▸ INFORMATION SHOWN
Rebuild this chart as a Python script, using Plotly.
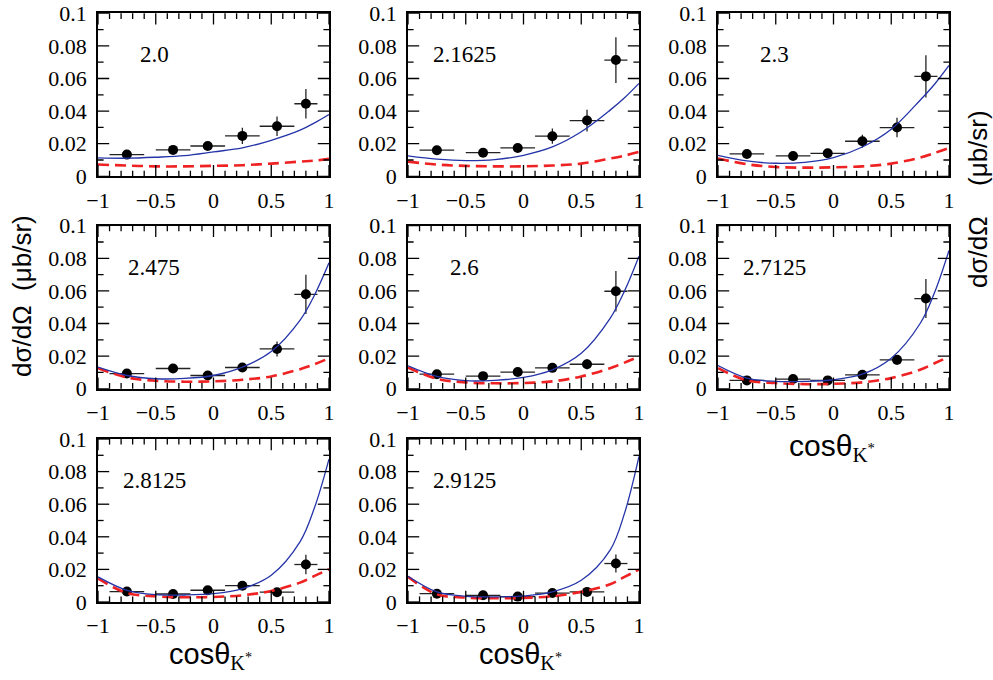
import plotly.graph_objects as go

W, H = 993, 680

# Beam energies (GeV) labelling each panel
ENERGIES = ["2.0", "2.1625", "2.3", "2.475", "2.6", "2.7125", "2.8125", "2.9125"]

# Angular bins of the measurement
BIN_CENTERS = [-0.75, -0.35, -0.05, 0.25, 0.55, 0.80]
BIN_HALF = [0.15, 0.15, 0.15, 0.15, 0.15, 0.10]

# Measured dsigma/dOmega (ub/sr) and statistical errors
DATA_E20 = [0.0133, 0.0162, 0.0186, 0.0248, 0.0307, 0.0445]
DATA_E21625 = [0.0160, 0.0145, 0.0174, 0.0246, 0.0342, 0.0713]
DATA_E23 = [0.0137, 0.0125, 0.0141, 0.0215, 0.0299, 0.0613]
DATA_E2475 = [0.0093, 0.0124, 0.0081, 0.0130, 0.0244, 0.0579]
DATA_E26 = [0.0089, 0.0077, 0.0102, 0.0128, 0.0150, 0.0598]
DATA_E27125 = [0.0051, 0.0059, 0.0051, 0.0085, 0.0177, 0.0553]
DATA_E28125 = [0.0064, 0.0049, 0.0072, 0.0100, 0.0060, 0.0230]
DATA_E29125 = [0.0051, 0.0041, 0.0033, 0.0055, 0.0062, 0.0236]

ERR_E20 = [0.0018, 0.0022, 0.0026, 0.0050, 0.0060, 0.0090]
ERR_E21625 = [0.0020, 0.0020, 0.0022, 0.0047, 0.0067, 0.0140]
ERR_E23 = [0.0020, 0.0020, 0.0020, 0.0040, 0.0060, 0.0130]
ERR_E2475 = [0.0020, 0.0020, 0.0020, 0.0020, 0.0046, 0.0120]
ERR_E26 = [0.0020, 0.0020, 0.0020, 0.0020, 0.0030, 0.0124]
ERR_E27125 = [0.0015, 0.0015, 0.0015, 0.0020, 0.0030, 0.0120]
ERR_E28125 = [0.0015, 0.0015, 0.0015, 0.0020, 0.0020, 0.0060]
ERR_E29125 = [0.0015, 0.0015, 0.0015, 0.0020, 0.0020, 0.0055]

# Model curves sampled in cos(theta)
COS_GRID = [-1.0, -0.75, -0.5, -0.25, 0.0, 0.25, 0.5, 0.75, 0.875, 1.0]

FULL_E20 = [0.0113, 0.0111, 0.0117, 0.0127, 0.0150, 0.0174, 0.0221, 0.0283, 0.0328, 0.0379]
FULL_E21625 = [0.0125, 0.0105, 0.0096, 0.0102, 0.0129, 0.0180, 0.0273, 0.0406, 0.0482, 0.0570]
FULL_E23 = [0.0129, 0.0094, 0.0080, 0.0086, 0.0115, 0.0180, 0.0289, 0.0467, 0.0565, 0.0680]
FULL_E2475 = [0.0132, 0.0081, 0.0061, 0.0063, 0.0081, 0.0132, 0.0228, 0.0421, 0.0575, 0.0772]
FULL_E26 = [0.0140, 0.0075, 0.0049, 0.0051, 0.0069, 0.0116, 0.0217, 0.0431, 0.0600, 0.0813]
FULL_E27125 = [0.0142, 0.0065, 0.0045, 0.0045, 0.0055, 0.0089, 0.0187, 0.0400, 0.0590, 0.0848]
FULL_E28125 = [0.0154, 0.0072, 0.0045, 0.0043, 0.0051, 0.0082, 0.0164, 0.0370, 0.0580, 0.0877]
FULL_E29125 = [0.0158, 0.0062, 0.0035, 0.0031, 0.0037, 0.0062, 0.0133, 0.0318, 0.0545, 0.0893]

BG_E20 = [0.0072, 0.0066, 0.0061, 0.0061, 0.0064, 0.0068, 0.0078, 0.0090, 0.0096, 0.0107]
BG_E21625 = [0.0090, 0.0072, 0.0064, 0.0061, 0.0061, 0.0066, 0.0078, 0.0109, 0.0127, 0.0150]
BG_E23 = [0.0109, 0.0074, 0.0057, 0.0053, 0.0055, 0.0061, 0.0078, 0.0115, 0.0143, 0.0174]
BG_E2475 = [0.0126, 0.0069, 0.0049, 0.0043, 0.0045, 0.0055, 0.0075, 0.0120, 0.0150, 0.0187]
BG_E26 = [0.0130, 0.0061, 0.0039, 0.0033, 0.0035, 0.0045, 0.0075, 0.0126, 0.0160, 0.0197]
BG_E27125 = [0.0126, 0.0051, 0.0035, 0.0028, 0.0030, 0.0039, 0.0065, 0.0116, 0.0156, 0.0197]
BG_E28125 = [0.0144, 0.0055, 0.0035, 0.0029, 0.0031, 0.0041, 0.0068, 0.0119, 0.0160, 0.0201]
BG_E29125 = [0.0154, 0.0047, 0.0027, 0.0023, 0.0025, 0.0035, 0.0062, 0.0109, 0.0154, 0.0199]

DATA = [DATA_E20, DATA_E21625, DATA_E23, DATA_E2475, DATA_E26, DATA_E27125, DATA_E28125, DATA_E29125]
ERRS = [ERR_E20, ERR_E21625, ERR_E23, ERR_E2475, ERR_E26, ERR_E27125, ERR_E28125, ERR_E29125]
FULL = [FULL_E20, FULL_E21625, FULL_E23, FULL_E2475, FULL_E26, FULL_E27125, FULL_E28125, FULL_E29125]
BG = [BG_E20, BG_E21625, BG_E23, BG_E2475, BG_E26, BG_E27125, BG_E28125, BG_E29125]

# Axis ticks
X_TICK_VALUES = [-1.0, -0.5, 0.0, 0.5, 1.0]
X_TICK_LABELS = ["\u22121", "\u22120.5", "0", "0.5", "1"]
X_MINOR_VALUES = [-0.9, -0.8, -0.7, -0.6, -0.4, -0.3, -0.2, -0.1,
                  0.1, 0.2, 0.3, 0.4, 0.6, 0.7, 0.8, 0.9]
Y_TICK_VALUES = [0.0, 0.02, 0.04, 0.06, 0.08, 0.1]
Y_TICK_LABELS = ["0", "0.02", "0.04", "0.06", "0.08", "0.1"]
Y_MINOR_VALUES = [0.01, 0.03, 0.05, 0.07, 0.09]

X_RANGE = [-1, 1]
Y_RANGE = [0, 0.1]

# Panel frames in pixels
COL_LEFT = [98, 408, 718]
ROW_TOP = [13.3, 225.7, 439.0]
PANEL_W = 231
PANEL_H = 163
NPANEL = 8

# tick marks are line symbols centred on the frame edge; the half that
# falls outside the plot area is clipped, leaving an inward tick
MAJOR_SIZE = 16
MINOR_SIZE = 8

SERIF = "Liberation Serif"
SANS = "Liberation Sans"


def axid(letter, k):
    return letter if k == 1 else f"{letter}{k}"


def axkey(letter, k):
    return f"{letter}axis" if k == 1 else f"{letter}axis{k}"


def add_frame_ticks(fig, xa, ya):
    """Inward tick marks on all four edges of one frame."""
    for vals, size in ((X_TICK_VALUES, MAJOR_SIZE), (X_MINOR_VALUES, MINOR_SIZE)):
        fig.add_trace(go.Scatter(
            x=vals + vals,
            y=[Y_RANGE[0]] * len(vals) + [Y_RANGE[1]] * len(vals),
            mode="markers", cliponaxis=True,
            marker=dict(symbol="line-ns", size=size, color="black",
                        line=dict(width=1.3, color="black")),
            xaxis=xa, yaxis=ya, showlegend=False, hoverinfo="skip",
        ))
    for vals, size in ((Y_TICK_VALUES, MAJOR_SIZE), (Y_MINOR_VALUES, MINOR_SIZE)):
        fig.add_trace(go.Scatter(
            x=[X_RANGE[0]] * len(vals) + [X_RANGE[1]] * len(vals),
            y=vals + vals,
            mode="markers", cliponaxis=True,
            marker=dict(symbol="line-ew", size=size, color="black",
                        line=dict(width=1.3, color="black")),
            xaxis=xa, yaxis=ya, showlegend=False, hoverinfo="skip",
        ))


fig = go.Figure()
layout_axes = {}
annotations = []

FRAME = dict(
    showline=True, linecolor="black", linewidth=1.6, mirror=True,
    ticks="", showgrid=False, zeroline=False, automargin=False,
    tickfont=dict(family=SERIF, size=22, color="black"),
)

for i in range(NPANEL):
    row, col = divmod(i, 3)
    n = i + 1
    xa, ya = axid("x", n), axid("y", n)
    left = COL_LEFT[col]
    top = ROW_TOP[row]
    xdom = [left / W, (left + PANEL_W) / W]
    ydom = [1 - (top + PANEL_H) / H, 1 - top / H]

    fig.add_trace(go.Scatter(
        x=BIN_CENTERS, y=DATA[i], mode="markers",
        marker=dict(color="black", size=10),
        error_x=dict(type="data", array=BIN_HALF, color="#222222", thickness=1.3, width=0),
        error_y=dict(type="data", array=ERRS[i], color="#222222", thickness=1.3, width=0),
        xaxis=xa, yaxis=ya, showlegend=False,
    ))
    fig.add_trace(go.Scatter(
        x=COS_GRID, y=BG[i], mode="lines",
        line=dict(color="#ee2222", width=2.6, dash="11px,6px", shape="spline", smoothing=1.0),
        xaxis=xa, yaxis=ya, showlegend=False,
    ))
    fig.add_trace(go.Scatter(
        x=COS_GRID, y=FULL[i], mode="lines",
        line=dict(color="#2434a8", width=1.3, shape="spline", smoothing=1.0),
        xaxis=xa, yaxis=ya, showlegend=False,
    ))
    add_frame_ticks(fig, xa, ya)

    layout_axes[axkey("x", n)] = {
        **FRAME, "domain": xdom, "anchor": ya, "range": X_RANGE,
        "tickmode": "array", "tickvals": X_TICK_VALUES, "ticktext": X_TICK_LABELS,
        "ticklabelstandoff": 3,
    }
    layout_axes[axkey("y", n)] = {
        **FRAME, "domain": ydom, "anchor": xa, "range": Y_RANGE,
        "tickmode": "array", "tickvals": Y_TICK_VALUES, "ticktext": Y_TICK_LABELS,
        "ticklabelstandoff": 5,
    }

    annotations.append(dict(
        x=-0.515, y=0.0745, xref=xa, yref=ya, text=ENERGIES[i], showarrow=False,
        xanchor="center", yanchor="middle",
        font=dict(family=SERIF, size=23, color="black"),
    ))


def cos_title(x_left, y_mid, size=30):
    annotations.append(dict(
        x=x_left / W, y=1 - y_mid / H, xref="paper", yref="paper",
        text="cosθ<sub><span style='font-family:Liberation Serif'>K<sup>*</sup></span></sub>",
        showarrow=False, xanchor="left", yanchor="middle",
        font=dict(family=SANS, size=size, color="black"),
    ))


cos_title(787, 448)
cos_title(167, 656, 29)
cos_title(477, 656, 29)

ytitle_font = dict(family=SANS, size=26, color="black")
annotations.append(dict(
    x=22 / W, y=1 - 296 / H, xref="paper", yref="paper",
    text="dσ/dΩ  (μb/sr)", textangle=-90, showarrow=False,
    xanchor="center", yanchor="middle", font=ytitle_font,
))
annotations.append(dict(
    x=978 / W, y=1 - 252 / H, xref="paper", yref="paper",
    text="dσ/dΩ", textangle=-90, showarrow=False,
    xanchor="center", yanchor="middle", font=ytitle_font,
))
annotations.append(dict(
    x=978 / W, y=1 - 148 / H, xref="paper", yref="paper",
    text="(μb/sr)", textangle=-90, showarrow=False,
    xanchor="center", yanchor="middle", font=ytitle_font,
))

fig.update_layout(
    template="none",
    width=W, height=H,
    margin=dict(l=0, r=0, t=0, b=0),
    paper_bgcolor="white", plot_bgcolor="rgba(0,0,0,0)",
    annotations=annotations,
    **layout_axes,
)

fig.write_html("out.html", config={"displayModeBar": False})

▸ DIRECTIONS
Please extract exactly the lines of the data, from the first through the line containing "BIN_HALF = [0.15, 0.15, 0.15, 0.15, 0.15, 0.10]", and add no pictures to the copy.

▸ SOLUTION
Rebuild this chart as a Python script, using Plotly.
import plotly.graph_objects as go

W, H = 993, 680

# Beam energies (GeV) labelling each panel
ENERGIES = ["2.0", "2.1625", "2.3", "2.475", "2.6", "2.7125", "2.8125", "2.9125"]

# Angular bins of the measurement
BIN_CENTERS = [-0.75, -0.35, -0.05, 0.25, 0.55, 0.80]
BIN_HALF = [0.15, 0.15, 0.15, 0.15, 0.15, 0.10]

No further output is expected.